Tony’s death affected Carlton very badly. He took me to visit the grave and I know it’s really important to him, but though it might sound quite unfeeling, I don’t let him think about it too much because then he gets too deep about it all and it makes him unhappy. I say to him: ‘It’s happened and nothing can change that. Tony will always be your friend and no one can ever take that away but you can’t be living your life thinking about it all the time, or it’ll end up ruling you and I don‘t think that’s healthy.’

I didn’t know Tony and I can’t pretend I did because that would make me a hypocrite. People who knew him can talk to Carlton about him but you get a lot of people who’ve seen the film or they’ve heard about Tony. They talk to Carlton and I think they try to pull on his heart strings a little bit and I don’t like it when they do that. They don’t even know him and they’re trying to manipulate him for their own reasons. That’s not right.

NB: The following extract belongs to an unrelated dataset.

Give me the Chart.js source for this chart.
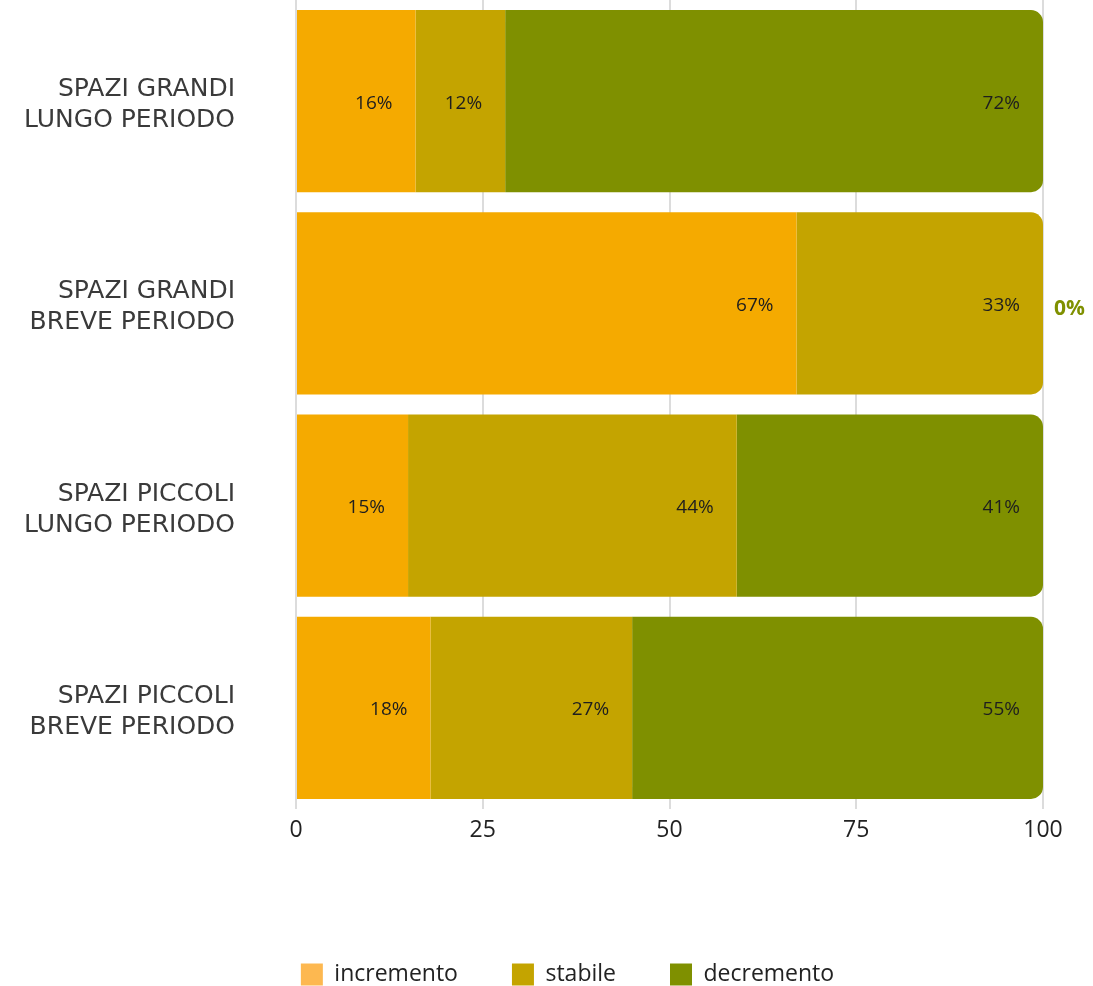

Growing up in Essex, I’d known about the murders for years. Everyone in Essex knew about it all when it happened, so that part of the film wasn’t a shock. In fact none of it was a shock really, because I’d prepared myself before I went to see it at the premiere. I knew I’d be seeing things I wasn’t going to like. Even so, there’s a big difference between knowing something in your head and seeing it visually on the big screen. It was so bloodthirsty. I didn’t really like it, to be honest. That sort of violence isn’t something I’d normally go to see.

I think it helped that the events in the film ended fifteen years ago. In a way, because he was so much younger then, I can accept it more. I’d only have been fifteen then, so it does seem like a different era. I’m not saying Carlton is an angel now or anything, but he has moved on from that excess of lifestyle in so many ways. You can’t carry on living your life with all the violence, the fights. If he’d been behaving in that way now I wouldn’t be married to him. Anyway, he’s fifty years old now and if he was still acting like that it wouldn’t be right. It’s OK when you’re thirty and you can say you’re on a learning curve, but when you’re fifty and behaving like that, it’s a bit different.